TESS VIGELAND: On this July 4th, I hope the weather is cooperating where you are. It’s hot here in sunny SoCal, a perfect day for the beach. One thing you notice on our beaches: Even the garbage cans and volleyball nets come with advertising. Seems there’s nowhere that’s safe from ads anymore, certainly not the movie theater. In fact, Marketplace’s Lisa Napoli tells us the fastest-growing advertising medium is the one you watch with a tub of popcorn in your lap.


LISA NAPOLI: When Volkswagen debuted its new luxury car, the Phaeton, this past winter, it didn’t launch a network television ad campaign.

The automaker’s marketing people bought ads in a group of small but upscale movie theaters around the country. All the better to reach the upscale customers for whom the car is intended. Robert Faust of Arthouse Marketing, which represents the theaters, said the ad looked like a documentary:

ROBERT FAUST:“Their creative was fantastic. You couldn’t tell it was an auto ad, or else it wouldn’t have flown, you know the exhibitors would have vetoed it.”

The exhibitors, meaning the movie theater owners, consider movie ads an important part of their business. They make five times more selling ads than selling concessions.In the last five years, ads at the movies in fact have become about as common as popcorn. Some people think they’re as annoying as that other growing cinema phenomenon: cell phones.

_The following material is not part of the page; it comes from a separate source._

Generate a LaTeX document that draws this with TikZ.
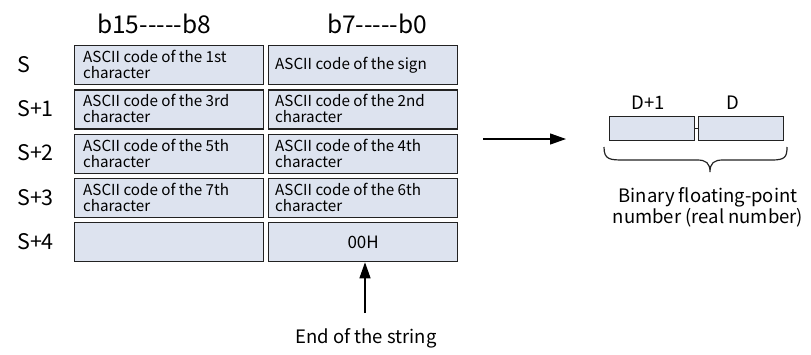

Being able to target a specific audience is one of the great lures of advertising at the movies. Say, the arthouse demographic who might buy a $65,000 car or beer-drinking action types who might go see a Bruce Willis film. And there’s another:

JASON BROWN: Television viewers are just simply zapping through commercials.

Jason Brown’s with Screenvision, which places ads on more than 25,000 of the nation’s 31,000 screens. The captive audiences movies provide are as alluring to advertisers as Reese Witherspoon is to producers.

BROWN: “Because of the lessening impact of traditional media like television, cinema has grown.”

To the point where it’s now the fastest growing type of advertising there is.

All of this disturbs Mark Weinberg. He said he was speaking for all moviegoers when he filed a class action lawsuit against the national chain, Loews Cinemas . . .

MARK WEINBERG:“. . . accusing them of committing consumer fraud by duping them into coming in to the movies early so they could foist commercial advertisements upon the consumers. They’re stealing people’s time.”

Weinberg says if theaters are going to run ads, at least they should tell you when they start so you don’t have to suffer through them. A circuit court judge threw out the case, but Weinberg just filed an appeal.

WEINBERG:“As it is there’s like an X-factor when you go to the movies now. No one knows how long the previews and commercials are going to last.”

Meanwhile, Robert Faust of ArtHouse Marketing says people are getting used to ads at the movies, anyway. And the trick is to keep them interesting and fun.

FAUST:“The audience gets a little edgy sitting there in the dark room, with nothing on the screen. If you can ad a laugh before the film, it’s a wonderful thing.”

Although that’s creating a new problem for Hollywood: ads that are more entertaining than the films.

In Los Angeles, I’m Lisa Napoli for Marketplace.